### STATED GOAL
Transcribe only the lines of the listing below from the one holding "Emit a Python" through the one holding "40.2, 50, 60]", inclusive, without any change.

### RECORDED DATA
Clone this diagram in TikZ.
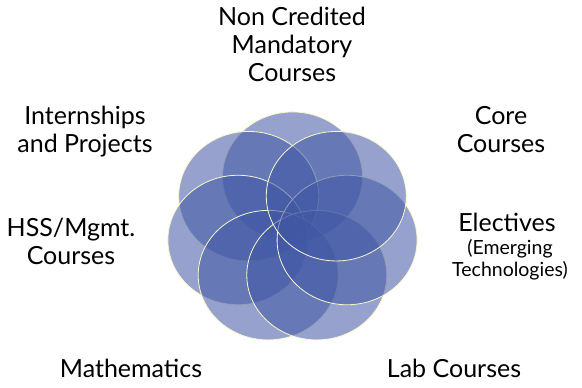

* * *

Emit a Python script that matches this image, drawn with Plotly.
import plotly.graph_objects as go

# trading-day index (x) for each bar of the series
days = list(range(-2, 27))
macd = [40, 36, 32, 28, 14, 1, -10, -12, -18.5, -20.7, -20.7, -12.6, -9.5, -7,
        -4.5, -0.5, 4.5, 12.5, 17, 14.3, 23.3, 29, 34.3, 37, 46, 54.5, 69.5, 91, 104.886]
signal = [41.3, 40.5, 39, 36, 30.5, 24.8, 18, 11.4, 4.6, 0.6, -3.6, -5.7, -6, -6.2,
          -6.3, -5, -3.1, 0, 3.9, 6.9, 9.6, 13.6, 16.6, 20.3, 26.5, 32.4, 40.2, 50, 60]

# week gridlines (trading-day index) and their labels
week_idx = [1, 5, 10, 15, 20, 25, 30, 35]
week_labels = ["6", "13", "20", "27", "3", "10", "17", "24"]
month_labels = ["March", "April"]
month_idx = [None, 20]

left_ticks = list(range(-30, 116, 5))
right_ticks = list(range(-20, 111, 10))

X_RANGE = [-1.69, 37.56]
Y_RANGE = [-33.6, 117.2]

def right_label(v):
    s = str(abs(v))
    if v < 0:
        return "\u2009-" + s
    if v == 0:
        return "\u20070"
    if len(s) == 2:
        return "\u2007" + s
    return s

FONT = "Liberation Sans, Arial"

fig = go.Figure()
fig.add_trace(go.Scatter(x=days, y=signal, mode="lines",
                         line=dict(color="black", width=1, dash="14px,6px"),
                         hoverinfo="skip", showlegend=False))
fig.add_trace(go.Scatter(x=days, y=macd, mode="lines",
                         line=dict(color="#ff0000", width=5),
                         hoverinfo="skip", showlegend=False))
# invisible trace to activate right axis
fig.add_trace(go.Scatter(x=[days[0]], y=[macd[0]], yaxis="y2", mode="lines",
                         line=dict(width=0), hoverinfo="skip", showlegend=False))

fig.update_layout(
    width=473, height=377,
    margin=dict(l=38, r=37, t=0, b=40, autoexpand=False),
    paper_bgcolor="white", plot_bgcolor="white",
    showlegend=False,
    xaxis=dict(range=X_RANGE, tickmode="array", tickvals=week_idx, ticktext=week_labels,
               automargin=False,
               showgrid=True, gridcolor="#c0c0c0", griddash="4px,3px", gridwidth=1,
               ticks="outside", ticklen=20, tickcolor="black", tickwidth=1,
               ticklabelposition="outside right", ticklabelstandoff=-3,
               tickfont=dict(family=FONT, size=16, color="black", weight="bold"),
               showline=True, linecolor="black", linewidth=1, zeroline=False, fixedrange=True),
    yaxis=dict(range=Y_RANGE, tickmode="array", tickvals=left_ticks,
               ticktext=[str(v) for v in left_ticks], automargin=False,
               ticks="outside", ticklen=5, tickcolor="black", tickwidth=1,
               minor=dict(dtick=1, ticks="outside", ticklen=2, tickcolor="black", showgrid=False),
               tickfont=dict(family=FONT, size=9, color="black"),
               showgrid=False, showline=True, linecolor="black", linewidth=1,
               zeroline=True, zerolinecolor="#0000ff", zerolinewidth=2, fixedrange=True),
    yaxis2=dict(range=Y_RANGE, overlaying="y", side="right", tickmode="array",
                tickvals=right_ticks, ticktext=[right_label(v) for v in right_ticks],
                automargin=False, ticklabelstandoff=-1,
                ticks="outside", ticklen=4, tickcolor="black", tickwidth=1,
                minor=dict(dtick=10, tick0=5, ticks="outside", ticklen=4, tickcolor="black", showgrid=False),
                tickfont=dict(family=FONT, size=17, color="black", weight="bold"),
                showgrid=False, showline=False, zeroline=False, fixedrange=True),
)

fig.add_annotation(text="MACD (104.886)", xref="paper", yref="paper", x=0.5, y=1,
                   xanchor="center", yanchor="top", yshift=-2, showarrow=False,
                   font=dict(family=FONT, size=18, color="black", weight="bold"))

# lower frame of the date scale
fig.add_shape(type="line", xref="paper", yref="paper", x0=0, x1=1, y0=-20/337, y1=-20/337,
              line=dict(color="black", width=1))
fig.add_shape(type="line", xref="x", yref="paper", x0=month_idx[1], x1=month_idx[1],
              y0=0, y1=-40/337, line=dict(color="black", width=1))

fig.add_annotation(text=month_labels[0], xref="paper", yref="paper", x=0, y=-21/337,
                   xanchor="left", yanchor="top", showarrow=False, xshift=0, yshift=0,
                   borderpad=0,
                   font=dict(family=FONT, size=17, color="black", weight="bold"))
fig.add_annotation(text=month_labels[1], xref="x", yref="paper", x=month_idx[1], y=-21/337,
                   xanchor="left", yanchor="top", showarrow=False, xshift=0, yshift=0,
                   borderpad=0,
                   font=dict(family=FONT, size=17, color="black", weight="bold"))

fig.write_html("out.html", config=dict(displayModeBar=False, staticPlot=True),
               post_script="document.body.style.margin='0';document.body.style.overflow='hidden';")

---

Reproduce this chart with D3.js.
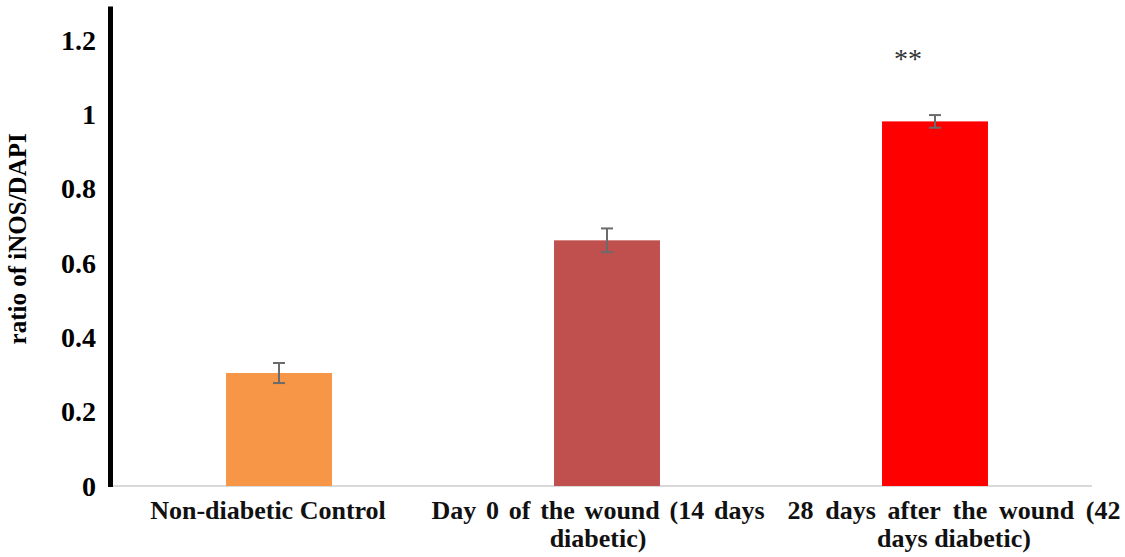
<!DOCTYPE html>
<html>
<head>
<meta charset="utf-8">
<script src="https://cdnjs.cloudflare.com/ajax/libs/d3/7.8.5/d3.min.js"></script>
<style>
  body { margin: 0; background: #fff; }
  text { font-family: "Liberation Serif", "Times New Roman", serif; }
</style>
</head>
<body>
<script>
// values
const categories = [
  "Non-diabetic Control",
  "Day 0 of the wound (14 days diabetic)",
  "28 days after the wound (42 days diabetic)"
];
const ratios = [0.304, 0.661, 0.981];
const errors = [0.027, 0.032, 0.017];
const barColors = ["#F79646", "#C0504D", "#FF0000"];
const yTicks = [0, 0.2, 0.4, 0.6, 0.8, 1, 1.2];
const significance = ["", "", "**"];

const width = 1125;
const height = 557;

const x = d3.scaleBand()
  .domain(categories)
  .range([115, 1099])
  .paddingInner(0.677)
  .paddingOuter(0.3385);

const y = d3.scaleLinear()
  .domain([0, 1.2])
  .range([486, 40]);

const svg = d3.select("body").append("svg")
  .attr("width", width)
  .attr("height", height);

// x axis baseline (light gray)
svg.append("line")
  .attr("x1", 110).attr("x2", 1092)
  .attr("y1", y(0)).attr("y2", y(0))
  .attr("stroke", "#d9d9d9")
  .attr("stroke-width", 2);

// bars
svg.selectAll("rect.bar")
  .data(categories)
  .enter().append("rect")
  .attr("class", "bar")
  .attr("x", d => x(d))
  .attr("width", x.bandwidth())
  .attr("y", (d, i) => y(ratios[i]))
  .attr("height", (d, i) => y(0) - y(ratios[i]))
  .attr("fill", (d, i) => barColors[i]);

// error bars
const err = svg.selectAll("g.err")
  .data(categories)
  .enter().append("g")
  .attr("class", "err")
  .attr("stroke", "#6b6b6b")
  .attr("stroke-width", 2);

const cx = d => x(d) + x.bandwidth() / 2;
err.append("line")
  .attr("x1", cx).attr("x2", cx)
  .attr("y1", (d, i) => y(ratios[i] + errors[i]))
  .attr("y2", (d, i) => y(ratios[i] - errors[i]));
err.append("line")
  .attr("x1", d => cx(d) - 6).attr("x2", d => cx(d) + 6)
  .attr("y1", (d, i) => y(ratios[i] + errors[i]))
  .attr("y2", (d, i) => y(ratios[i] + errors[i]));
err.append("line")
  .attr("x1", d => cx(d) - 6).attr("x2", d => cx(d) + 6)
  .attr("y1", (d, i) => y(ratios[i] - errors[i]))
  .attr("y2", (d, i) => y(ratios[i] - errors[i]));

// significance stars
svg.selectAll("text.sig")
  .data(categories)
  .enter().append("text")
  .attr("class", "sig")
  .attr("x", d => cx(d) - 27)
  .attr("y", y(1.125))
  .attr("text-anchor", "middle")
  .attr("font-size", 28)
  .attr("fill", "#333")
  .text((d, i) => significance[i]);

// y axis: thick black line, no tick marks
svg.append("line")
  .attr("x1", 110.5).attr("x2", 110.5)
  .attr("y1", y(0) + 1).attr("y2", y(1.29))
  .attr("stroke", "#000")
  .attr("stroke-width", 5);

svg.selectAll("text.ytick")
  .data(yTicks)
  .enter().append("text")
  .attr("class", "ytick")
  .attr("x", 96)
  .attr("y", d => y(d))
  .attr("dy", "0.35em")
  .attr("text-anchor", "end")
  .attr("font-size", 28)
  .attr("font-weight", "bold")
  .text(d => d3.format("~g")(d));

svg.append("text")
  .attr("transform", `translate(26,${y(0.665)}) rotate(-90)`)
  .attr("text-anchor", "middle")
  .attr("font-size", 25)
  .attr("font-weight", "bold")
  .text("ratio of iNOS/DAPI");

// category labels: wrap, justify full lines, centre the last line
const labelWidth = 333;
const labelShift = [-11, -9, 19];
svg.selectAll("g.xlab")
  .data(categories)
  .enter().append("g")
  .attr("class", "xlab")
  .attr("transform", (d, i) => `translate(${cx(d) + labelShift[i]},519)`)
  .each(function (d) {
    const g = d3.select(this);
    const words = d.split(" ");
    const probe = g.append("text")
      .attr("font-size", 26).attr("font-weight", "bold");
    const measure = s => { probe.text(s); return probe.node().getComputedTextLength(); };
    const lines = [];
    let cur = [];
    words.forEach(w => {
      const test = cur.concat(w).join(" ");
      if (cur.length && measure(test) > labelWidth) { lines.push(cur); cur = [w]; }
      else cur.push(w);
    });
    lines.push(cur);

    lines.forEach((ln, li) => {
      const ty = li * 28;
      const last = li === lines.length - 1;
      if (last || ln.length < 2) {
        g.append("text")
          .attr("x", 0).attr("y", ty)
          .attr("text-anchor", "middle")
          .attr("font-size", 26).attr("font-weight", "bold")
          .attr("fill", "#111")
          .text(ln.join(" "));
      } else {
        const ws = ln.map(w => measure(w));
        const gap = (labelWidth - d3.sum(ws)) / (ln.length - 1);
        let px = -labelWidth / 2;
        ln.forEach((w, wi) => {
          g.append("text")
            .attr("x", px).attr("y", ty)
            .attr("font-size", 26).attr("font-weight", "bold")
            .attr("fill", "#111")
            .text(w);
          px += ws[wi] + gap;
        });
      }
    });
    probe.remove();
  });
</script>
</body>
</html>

### FINISHED ANSWER
Emit a Python script that matches this image, drawn with Plotly.
import plotly.graph_objects as go

# trading-day index (x) for each bar of the series
days = list(range(-2, 27))
macd = [40, 36, 32, 28, 14, 1, -10, -12, -18.5, -20.7, -20.7, -12.6, -9.5, -7,
        -4.5, -0.5, 4.5, 12.5, 17, 14.3, 23.3, 29, 34.3, 37, 46, 54.5, 69.5, 91, 104.886]
signal = [41.3, 40.5, 39, 36, 30.5, 24.8, 18, 11.4, 4.6, 0.6, -3.6, -5.7, -6, -6.2,
          -6.3, -5, -3.1, 0, 3.9, 6.9, 9.6, 13.6, 16.6, 20.3, 26.5, 32.4, 40.2, 50, 60]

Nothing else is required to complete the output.